+++ Data to process +++

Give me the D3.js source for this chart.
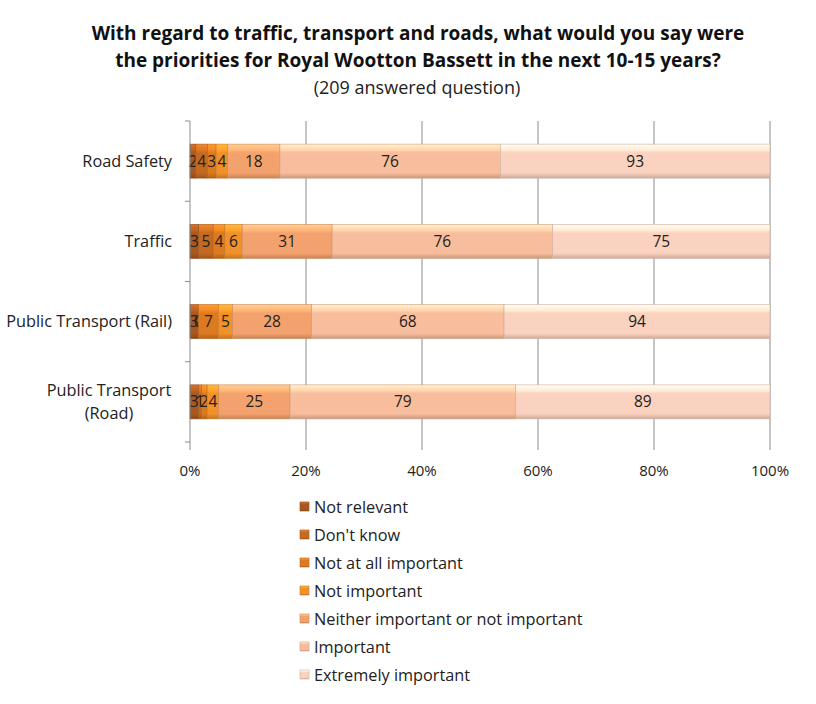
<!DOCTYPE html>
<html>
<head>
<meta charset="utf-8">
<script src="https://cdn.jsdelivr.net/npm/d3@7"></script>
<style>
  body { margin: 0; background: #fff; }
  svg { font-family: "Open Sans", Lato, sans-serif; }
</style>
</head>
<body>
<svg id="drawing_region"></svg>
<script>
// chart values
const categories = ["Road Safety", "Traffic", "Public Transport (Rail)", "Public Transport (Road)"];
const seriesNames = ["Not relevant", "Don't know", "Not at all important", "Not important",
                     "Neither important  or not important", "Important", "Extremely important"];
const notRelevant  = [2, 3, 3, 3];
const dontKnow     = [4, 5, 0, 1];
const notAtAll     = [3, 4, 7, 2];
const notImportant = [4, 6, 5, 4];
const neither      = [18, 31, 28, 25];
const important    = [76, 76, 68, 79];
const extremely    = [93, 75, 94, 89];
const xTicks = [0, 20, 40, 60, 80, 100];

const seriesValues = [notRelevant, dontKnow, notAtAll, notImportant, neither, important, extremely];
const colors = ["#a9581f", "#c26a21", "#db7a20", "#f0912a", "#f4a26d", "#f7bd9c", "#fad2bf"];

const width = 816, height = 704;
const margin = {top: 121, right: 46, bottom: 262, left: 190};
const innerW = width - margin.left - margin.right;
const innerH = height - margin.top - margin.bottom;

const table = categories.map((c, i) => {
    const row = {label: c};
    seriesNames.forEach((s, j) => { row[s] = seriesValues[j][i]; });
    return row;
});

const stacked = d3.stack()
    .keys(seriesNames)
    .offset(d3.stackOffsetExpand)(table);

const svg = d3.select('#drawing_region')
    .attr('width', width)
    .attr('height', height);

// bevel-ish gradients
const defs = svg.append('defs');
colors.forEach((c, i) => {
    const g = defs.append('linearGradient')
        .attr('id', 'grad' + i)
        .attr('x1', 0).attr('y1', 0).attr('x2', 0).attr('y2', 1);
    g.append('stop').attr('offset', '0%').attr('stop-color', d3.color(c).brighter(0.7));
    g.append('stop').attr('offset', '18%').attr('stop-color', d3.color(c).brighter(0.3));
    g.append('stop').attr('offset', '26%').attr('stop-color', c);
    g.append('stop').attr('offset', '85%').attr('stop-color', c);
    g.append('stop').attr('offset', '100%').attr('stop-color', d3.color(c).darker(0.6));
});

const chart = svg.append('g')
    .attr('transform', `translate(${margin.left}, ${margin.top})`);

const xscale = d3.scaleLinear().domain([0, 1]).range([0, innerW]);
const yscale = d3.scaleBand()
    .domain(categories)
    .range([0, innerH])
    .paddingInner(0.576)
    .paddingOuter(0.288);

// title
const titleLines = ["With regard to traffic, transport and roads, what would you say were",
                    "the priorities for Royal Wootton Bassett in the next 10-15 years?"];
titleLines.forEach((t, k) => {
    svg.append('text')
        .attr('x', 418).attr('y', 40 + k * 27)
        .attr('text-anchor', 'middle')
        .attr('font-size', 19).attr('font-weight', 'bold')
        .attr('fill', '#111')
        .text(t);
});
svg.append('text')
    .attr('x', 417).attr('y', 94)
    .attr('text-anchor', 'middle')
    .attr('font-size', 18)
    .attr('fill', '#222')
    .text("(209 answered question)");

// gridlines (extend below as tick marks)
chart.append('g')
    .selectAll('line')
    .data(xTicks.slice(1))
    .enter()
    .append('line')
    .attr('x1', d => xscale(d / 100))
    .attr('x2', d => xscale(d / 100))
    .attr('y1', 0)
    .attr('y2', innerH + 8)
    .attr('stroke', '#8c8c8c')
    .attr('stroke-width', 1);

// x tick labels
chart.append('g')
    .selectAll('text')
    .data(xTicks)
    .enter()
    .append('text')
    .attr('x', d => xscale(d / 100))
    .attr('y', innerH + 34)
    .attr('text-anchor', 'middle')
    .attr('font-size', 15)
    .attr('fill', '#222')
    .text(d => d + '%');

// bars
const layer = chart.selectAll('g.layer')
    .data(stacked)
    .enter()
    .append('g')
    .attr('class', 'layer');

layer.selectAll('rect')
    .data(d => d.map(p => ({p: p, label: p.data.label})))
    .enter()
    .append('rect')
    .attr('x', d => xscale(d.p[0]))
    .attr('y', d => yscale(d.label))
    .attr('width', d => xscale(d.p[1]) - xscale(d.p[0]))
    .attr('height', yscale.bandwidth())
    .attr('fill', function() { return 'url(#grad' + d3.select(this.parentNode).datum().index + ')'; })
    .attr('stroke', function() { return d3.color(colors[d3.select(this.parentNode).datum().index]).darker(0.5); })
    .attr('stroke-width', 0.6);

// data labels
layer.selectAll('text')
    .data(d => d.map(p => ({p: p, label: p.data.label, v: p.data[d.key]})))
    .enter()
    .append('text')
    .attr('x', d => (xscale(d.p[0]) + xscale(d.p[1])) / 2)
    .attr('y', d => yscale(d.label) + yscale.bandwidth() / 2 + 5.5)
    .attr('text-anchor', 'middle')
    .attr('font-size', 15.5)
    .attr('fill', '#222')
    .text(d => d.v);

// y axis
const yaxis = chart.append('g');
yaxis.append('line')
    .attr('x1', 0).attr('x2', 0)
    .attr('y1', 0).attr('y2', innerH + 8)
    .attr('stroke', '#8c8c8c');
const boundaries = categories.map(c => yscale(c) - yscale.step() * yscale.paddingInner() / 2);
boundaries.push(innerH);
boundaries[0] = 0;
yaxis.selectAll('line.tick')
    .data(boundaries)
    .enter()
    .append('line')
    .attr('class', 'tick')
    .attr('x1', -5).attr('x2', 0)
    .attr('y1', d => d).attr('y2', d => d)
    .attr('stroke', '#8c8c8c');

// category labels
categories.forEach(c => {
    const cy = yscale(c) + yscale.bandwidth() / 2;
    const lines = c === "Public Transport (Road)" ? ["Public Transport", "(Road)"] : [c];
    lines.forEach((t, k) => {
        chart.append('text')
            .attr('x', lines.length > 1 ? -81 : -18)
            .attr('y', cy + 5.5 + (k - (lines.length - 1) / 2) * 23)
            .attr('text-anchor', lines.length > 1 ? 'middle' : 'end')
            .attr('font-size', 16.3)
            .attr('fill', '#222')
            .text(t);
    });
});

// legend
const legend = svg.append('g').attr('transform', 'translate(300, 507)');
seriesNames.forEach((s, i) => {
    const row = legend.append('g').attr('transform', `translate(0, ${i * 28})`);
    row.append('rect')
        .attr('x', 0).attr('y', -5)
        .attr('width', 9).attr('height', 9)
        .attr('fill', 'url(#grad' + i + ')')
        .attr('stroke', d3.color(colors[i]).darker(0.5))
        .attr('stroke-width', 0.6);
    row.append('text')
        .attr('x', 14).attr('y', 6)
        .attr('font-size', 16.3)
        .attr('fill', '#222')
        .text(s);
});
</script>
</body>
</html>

+++
+++ Data to process +++

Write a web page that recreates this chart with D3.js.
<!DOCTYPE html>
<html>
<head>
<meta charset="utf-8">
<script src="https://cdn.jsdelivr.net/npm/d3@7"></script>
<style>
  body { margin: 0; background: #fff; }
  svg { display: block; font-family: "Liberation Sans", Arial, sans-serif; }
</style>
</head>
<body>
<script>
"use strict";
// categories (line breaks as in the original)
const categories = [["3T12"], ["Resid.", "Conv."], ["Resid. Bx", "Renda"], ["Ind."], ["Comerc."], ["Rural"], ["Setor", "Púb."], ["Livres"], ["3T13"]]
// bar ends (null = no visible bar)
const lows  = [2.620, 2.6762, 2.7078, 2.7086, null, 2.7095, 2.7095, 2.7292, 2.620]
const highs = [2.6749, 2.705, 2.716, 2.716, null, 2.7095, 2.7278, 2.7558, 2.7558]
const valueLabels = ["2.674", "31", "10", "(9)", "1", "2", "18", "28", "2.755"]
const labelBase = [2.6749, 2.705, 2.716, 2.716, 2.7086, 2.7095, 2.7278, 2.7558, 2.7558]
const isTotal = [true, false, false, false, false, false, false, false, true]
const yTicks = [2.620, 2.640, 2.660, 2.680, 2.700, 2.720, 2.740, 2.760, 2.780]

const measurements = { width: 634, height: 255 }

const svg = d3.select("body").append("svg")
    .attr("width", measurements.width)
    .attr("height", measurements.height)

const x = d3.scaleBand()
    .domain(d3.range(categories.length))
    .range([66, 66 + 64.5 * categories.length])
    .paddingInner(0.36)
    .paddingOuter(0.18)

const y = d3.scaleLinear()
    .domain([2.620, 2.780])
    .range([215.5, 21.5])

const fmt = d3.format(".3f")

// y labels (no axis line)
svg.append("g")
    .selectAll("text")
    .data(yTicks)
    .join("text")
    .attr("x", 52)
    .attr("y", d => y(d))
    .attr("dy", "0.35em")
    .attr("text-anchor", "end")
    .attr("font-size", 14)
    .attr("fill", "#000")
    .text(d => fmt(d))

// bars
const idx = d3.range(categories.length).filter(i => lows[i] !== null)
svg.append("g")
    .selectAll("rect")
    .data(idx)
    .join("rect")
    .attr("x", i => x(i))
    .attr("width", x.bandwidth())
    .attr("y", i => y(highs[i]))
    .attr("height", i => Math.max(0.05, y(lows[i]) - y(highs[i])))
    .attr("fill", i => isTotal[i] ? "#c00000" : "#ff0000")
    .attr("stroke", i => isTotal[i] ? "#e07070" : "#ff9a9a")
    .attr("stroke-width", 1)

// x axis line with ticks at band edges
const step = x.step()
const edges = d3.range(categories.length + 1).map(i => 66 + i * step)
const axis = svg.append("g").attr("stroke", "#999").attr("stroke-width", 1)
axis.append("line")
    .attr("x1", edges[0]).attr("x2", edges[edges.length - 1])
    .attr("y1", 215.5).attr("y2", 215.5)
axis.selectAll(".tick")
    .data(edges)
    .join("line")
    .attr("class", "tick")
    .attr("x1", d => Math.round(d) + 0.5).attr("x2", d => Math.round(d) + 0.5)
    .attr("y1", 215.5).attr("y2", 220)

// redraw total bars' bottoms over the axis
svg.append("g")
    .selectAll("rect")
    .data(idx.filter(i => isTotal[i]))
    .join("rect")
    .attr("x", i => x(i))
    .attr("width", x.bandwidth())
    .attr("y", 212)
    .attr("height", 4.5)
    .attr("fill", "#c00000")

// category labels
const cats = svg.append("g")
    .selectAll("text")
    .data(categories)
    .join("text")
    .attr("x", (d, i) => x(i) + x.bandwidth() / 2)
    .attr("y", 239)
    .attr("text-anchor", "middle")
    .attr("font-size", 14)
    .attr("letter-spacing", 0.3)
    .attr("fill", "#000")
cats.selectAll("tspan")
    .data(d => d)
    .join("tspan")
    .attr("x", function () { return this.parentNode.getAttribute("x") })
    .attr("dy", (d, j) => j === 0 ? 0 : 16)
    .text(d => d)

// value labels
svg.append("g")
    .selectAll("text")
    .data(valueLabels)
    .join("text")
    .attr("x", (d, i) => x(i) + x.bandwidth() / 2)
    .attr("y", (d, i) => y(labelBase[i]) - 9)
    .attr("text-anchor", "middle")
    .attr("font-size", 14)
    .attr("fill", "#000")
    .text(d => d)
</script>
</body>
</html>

+++

▸ Required task:
Pull out every line holding "chart" from the records above, and copy it.

▸ Answer for the task:
Give me the D3.js source for this chart.
// chart values
const chart = svg.append('g')
chart.append('g')
chart.append('g')
const layer = chart.selectAll('g.layer')
const yaxis = chart.append('g');
        chart.append('text')
Write a web page that recreates this chart with D3.js.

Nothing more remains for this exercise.